Cape Town - Non-government and non-profit organisations are facing such a severe financial crisis that more than three out of 10 shut down last year.
An estimated 36 000 of the country’s 122 000 NGOs and NPOs had to be deregistered thanks to growing financial shortages, huge pressure on fundraising, and non-compliance with legal requirements.
The South African NGO Network (Sangonet) said the global financial crisis negatively affected a significant number of overseas donations. Mismanagement and corruption had also tainted the image of NPOs in general, making it more difficult for donors to trust them.
Lizelle van Wyk, chief executive of the Cape Town Society for the Blind, said its recent research into the NGO and NPO sector led to several alarming discoveries.
While most organisations had the best intentions, they lacked the skills and experience to run their operations like a business.
“The organisations don’t have the necessary staff to run their programmes. They may have the funding but without guidance, that money may often go to waste. NGOs unfortunately cannot rely solely on donors and need to be able to generate their own funding through their own initiatives,” she said.
The Lottery Board, one of the major donors to organisations, had also had its fair share of problems internally, and its decision to tighten up criteria was not incorrect.
“It once again highlights the need for managerial training and regular checks. This will boost trust for donors and help secure the much-needed financing,” Van Wyk said.
On the issue of donors’ fears of corruption, Butjwana Seoko, spokesman for Sangonet, said the sector had been tarnished by corruption, although only a minority were corrupt.

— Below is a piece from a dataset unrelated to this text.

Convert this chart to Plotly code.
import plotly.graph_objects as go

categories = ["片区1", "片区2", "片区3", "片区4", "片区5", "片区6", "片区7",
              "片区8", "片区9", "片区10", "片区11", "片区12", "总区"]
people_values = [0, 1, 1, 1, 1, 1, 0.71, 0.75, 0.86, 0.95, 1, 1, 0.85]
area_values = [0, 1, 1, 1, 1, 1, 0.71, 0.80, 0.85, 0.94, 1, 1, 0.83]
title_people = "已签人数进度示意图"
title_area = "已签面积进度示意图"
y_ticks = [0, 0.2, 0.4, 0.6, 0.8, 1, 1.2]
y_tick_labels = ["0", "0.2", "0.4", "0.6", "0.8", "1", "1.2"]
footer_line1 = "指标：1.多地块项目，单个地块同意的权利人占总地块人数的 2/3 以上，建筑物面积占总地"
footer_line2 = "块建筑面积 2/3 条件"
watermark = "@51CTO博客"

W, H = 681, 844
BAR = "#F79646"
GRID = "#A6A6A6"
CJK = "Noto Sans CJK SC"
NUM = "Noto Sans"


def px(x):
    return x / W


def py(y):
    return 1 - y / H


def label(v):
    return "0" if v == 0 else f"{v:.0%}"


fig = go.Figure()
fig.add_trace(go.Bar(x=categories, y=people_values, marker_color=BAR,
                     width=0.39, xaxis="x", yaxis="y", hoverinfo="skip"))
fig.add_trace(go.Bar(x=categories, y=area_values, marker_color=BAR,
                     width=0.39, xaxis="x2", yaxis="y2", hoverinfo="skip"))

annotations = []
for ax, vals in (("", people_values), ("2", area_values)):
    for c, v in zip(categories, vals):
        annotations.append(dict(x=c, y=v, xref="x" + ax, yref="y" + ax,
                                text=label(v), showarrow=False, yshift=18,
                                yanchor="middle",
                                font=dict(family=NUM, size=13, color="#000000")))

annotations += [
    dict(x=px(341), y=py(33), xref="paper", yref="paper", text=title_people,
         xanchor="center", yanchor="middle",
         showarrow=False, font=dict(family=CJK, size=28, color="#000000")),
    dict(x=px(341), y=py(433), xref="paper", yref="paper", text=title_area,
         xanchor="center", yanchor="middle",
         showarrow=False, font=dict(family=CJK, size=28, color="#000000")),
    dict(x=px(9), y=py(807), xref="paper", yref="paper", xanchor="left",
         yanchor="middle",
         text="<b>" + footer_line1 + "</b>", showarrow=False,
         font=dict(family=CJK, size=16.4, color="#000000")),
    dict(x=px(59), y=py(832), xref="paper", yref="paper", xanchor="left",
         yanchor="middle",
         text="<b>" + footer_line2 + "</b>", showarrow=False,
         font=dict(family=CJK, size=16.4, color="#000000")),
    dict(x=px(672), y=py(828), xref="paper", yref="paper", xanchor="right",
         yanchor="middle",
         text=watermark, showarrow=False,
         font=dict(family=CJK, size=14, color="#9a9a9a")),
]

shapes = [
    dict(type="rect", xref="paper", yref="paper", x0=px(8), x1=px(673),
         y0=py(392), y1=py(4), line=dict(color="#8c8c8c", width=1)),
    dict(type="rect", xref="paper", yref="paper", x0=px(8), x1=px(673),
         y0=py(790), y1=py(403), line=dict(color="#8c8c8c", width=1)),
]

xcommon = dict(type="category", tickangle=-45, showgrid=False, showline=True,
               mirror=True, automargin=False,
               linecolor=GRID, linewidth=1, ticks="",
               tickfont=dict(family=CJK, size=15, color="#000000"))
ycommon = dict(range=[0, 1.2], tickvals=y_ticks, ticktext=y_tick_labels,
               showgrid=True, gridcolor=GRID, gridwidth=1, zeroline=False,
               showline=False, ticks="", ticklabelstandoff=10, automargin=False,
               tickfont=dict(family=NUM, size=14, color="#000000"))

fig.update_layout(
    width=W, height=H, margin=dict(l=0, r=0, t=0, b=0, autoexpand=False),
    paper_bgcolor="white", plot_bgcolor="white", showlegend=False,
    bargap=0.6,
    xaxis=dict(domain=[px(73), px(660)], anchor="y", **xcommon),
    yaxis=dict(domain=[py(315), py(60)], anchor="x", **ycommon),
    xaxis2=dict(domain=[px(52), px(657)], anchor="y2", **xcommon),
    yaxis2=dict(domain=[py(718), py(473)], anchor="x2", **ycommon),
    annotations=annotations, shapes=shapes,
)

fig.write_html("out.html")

“Sadly, the majority of donors are not based in South Africa. There are individuals that enter the sector to mismanage donor funds while communities remain trapped in abject poverty. Some NGOs are just serving as cash cows for these elements. The reality is that while they continue to mismanage funding aimed at the poor, the conditions in which the poor live worsen.”

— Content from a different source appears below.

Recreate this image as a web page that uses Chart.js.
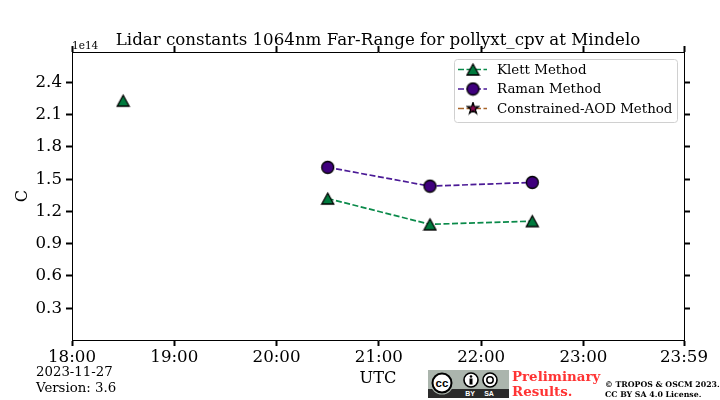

Kathleen Dey, director of Rape Crisis, said
: “Foreign businesses that donate are dependent on how well their businesses are doing, and the recession has cut their income – and therefore money they can allocate to NPOs.
“The same applies to local businesses. The Development Assistance Committee reclassi-fied South Africa as a middle-income country because of the GDP, but the wealth gap was not taken into account. Foreign donors would then look at other countries considered low-income as opposed to South Africa.”

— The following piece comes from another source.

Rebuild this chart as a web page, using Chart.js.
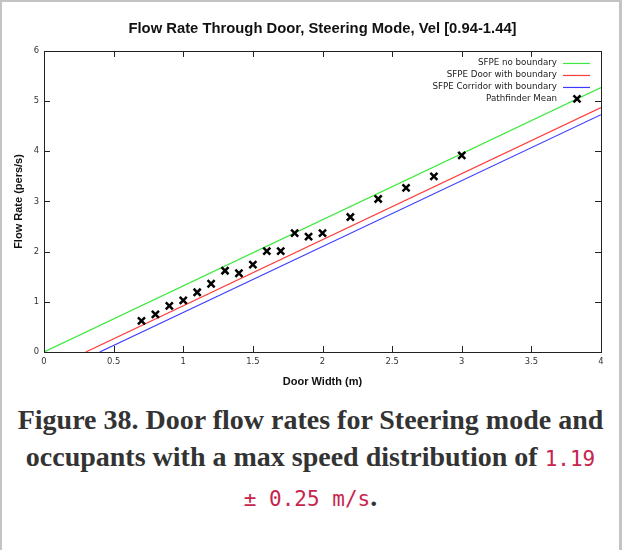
<!DOCTYPE html>
<html>
<head>
<meta charset="utf-8">
<script src="https://cdn.jsdelivr.net/npm/chart.js@4.4.0/dist/chart.umd.min.js"></script>
<style>
  html, body { margin: 0; padding: 0; background: #fff; }
  body { width: 624px; height: 550px; position: relative; overflow: hidden; }
  #frame { position: absolute; left: 0; top: 0; width: 622px; height: 600px; box-sizing: border-box;
           border: 2px solid #c4c4c4; border-right-width: 3px; pointer-events: none; }
  #plot { position: absolute; left: 0; top: 0; width: 624px; height: 395px; }
  #caption { position: absolute; left: 0; top: 401px; width: 621px; text-align: center;
             font-family: "Liberation Serif", serif; font-weight: bold; font-size: 28px;
             line-height: 37px; color: #333; }
  #caption code { font-family: "DejaVu Sans Mono", monospace; font-weight: normal; font-size: 21px; color: #c7254e; }
</style>
</head>
<body>
<div id="plot"><canvas id="mycanvas"></canvas></div>
<div id="caption">Figure 38. Door flow rates for Steering mode and<br>occupants with a max speed distribution of <code>1.19<br>± 0.25 m/s</code>.</div>
<div id="frame"></div>
<script>
// door widths (m) and measured Pathfinder mean flow (pers/s)
const doorWidths = [0.7, 0.8, 0.9, 1.0, 1.1, 1.2, 1.3, 1.4, 1.5, 1.6, 1.7, 1.8, 1.9, 2.0, 2.2, 2.4, 2.6, 2.8, 3.0];
const pathfinderMean = [0.62, 0.75, 0.92, 1.03, 1.19, 1.36, 1.62, 1.57, 1.74, 2.01, 2.01, 2.37, 2.30, 2.37, 2.69, 3.05, 3.27, 3.50, 3.92];

// SFPE lines, end points
const noBoundaryX = [0, 4];
const noBoundaryY = [0, 5.27];
const doorBoundaryX = [0.3, 4];
const doorBoundaryY = [0, 4.87];
const corridorBoundaryX = [0.4, 4];
const corridorBoundaryY = [0, 4.73];

const seriesNames = ['SFPE no boundary', 'SFPE Door with boundary', 'SFPE Corridor with boundary', 'Pathfinder Mean'];
const seriesColors = ['#3fe83f', '#ff3c3c', '#3c3cff', '#000000'];

const xTicks = [0, 0.5, 1, 1.5, 2, 2.5, 3, 3.5, 4];
const xTickLabels = ['0', '0.5', '1', '1.5', '2', '2.5', '3', '3.5', '4'];
const yTickLabels = ['0', '1', '2', '3', '4', '5', '6'];

function pairs(xs, ys) {
  return xs.map((v, i) => ({x: v, y: ys[i]}));
}

// gnuplot style box with inward ticks on all four sides
const boxTicks = {
  id: 'boxTicks',
  afterDatasetsDraw(chart) {
    const {ctx, chartArea: a, scales: {x, y}} = chart;
    ctx.save();
    ctx.strokeStyle = '#222';
    ctx.lineWidth = 1;
    ctx.beginPath();
    x.ticks.forEach(t => {
      const px = Math.round(x.getPixelForValue(t.value)) + 0.5;
      ctx.moveTo(px, a.bottom); ctx.lineTo(px, a.bottom - 6);
      ctx.moveTo(px, a.top); ctx.lineTo(px, a.top + 6);
    });
    y.ticks.forEach(t => {
      const py = Math.round(y.getPixelForValue(t.value)) + 0.5;
      ctx.moveTo(a.left, py); ctx.lineTo(a.left + 6, py);
      ctx.moveTo(a.right, py); ctx.lineTo(a.right - 6, py);
    });
    ctx.stroke();
    ctx.strokeRect(Math.round(a.left) + 0.5, Math.round(a.top) + 0.5, Math.round(a.width), Math.round(a.height));
    ctx.restore();
  }
};

// key in the top right corner of the plot
const keyBox = {
  id: 'keyBox',
  afterDraw(chart) {
    const {ctx, chartArea: a} = chart;
    ctx.save();
    ctx.font = '8.7px "DejaVu Sans"';
    ctx.textAlign = 'right';
    ctx.textBaseline = 'middle';
    seriesNames.forEach((name, i) => {
      const ry = a.top + 12 + i * 12;
      ctx.fillStyle = '#222';
      ctx.fillText(name, a.right - 44, ry);
      ctx.strokeStyle = seriesColors[i];
      ctx.beginPath();
      if (i < 3) {
        ctx.lineWidth = 1.2;
        ctx.moveTo(a.right - 38, ry + 0.5);
        ctx.lineTo(a.right - 11, ry + 0.5);
      } else {
        const cx = a.right - 24;
        ctx.lineWidth = 2.5;
        ctx.moveTo(cx - 3.5, ry - 3.5); ctx.lineTo(cx + 3.5, ry + 3.5);
        ctx.moveTo(cx + 3.5, ry - 3.5); ctx.lineTo(cx - 3.5, ry + 3.5);
      }
      ctx.stroke();
    });
    ctx.restore();
  }
};

const chrt = document.getElementById('mycanvas').getContext('2d');
new Chart(chrt, {
  type: 'scatter',
  data: {
    datasets: [
      {label: seriesNames[0], data: pairs(noBoundaryX, noBoundaryY), showLine: true, pointRadius: 0,
       borderColor: seriesColors[0], borderWidth: 1.2, order: 2},
      {label: seriesNames[1], data: pairs(doorBoundaryX, doorBoundaryY), showLine: true, pointRadius: 0,
       borderColor: seriesColors[1], borderWidth: 1.2, order: 2},
      {label: seriesNames[2], data: pairs(corridorBoundaryX, corridorBoundaryY), showLine: true, pointRadius: 0,
       borderColor: seriesColors[2], borderWidth: 1.2, order: 2},
      {label: seriesNames[3], data: pairs(doorWidths, pathfinderMean), pointStyle: 'crossRot', pointRadius: 5,
       borderColor: seriesColors[3], backgroundColor: seriesColors[3], pointBorderWidth: 2.5, order: 1}
    ]
  },
  options: {
    responsive: true,
    maintainAspectRatio: false,
    animation: false,
    layout: {padding: {left: 0, right: 23, top: 0, bottom: 0}},
    plugins: {
      legend: {display: false},
      tooltip: {enabled: false},
      title: {
        display: true,
        fullSize: false,
        text: 'Flow Rate Through Door, Steering Mode, Vel [0.94-1.44]',
        color: '#111',
        font: {family: '"Liberation Sans", Arial, sans-serif', size: 14.8, weight: 'bold', lineHeight: 1.2},
        padding: {top: 20, bottom: 13.2}
      }
    },
    scales: {
      x: {
        type: 'linear', min: 0, max: 4,
        afterFit: s => { s.height = 43; },
        afterBuildTicks: s => { s.ticks = xTicks.map(v => ({value: v})); },
        grid: {display: false, drawTicks: false},
        border: {display: false},
        ticks: {
          padding: 5, color: '#333', autoSkip: false, maxRotation: 0,
          font: {family: '"DejaVu Sans"', size: 8.4},
          callback: (v, i) => xTickLabels[i]
        },
        title: {
          display: true, text: 'Door Width (m)', color: '#111',
          font: {family: '"Liberation Sans", Arial, sans-serif', size: 11, weight: 'bold'},
          padding: {top: 0, bottom: 6}
        }
      },
      y: {
        type: 'linear', min: 0, max: 6,
        afterFit: s => { s.width = 44; },
        grid: {display: false, drawTicks: false},
        border: {display: false},
        ticks: {
          stepSize: 1, padding: 5, color: '#333',
          font: {family: '"DejaVu Sans"', size: 8.4},
          callback: (v, i) => yTickLabels[i]
        },
        title: {
          display: true, text: 'Flow Rate (pers/s)', color: '#111',
          font: {family: '"Liberation Sans", Arial, sans-serif', size: 11, weight: 'bold'},
          padding: {top: 12, bottom: 0}
        }
      }
    }
  },
  plugins: [boxTicks, keyBox]
});
</script>
</body>
</html>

Sihle Ngobese, spokesman for the provincial Social Development department, said strict controls on NGOs had to be enforced.
“About 68 percent of the department’s budget is placed in the hands of NGOs, more than any of its other provincial counterparts. We have to account for every rand spent.”
In many cases, simple things like late submissions could delay funding, “but we also deal with cases of fraudulent financial figures so stringent checks are a necessity”.
“We do regular checks on all registered NGOs to ensure the money is used to the benefit of those who need it most,” he said.